### Given exercise
Count the lines below that contain the word "chart", and give only that number.

▼▼▼

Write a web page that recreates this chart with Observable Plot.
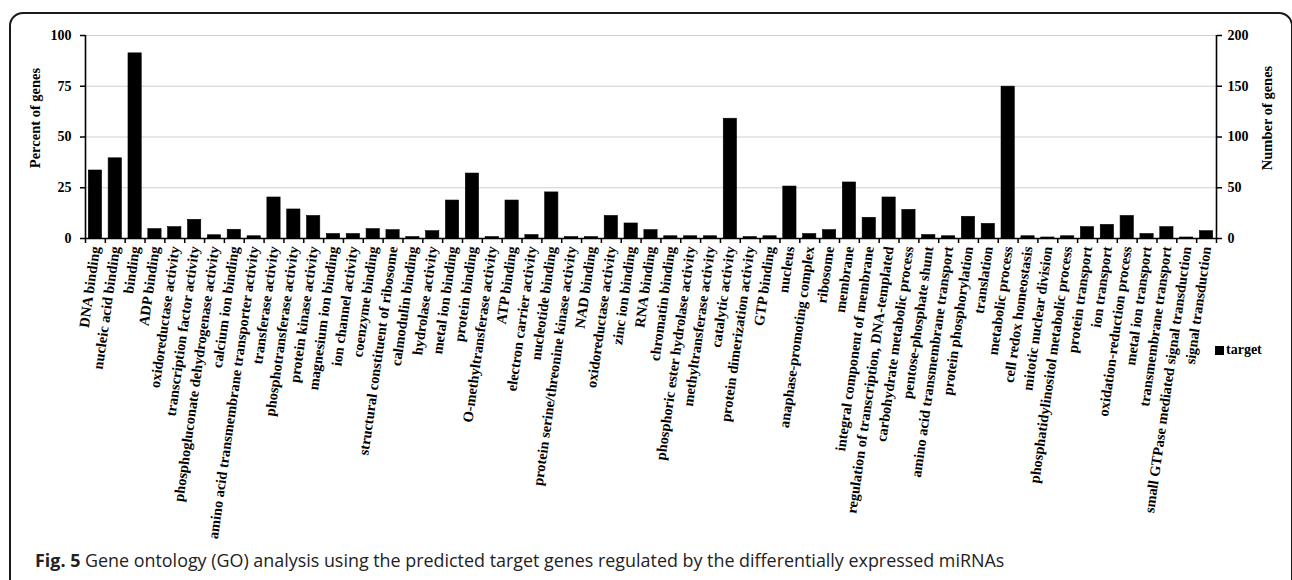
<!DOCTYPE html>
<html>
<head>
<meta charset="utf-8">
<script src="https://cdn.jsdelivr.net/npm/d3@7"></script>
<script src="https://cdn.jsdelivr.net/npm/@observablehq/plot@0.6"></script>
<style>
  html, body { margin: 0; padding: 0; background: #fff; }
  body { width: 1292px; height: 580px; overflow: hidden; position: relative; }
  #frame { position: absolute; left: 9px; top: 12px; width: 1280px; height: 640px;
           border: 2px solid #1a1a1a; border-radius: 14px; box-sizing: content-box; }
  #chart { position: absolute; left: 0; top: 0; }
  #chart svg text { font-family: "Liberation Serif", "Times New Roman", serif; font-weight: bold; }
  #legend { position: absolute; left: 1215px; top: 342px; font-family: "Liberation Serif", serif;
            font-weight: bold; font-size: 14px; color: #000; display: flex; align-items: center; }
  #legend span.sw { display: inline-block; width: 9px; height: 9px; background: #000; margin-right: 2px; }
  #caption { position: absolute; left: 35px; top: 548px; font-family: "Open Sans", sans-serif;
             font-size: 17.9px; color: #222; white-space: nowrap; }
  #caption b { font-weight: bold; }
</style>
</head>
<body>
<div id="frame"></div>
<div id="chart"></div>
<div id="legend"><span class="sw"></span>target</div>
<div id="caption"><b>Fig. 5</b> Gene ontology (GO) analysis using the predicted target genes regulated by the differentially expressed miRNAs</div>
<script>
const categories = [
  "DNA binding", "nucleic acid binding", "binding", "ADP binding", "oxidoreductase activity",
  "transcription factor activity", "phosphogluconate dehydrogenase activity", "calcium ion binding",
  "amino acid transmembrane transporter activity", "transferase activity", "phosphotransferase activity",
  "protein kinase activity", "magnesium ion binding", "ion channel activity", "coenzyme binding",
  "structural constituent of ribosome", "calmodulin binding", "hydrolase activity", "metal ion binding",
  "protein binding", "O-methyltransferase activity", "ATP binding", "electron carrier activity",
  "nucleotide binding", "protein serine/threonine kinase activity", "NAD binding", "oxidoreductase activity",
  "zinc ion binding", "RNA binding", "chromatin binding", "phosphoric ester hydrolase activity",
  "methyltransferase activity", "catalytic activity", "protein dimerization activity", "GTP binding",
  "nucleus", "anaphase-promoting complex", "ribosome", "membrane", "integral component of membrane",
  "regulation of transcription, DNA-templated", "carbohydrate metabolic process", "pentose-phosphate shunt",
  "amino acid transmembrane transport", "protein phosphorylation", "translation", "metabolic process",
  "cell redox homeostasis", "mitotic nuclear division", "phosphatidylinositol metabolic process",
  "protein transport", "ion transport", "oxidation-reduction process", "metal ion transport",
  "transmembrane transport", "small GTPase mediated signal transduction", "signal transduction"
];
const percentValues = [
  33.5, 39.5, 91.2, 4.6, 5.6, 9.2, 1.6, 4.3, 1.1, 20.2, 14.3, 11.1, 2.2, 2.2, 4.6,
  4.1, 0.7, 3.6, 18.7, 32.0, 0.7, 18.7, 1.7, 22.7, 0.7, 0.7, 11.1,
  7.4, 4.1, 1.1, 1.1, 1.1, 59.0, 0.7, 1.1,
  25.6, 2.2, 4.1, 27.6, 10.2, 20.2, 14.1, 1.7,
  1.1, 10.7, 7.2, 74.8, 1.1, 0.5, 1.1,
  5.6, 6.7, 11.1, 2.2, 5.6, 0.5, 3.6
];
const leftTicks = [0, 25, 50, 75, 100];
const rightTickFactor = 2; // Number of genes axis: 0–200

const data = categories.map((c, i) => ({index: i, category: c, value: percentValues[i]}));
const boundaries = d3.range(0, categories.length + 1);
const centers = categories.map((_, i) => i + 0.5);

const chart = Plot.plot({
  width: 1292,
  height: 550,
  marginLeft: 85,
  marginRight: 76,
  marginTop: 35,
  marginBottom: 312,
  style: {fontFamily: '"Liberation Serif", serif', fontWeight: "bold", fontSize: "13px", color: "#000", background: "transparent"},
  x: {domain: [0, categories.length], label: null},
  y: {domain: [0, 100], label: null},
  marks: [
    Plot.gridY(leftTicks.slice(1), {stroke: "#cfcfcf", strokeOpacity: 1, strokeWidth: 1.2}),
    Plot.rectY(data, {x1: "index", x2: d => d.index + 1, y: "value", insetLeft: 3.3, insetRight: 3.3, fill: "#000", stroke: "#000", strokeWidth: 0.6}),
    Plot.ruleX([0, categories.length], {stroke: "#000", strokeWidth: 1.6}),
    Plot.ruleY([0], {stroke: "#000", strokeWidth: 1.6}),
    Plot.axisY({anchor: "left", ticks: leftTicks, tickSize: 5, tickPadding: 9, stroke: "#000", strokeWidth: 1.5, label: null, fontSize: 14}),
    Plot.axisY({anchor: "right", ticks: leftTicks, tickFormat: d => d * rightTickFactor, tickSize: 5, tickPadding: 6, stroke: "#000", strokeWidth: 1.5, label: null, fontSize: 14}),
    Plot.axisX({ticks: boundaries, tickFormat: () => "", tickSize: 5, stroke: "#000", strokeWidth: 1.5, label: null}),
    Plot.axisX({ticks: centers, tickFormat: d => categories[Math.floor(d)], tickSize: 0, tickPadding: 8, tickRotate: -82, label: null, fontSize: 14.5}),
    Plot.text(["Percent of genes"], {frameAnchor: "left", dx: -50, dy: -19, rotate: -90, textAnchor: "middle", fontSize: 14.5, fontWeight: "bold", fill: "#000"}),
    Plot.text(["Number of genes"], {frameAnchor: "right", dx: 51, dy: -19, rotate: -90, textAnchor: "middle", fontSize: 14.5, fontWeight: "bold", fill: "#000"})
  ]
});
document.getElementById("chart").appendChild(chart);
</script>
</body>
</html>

▲▲▲

### Output for this exercise
6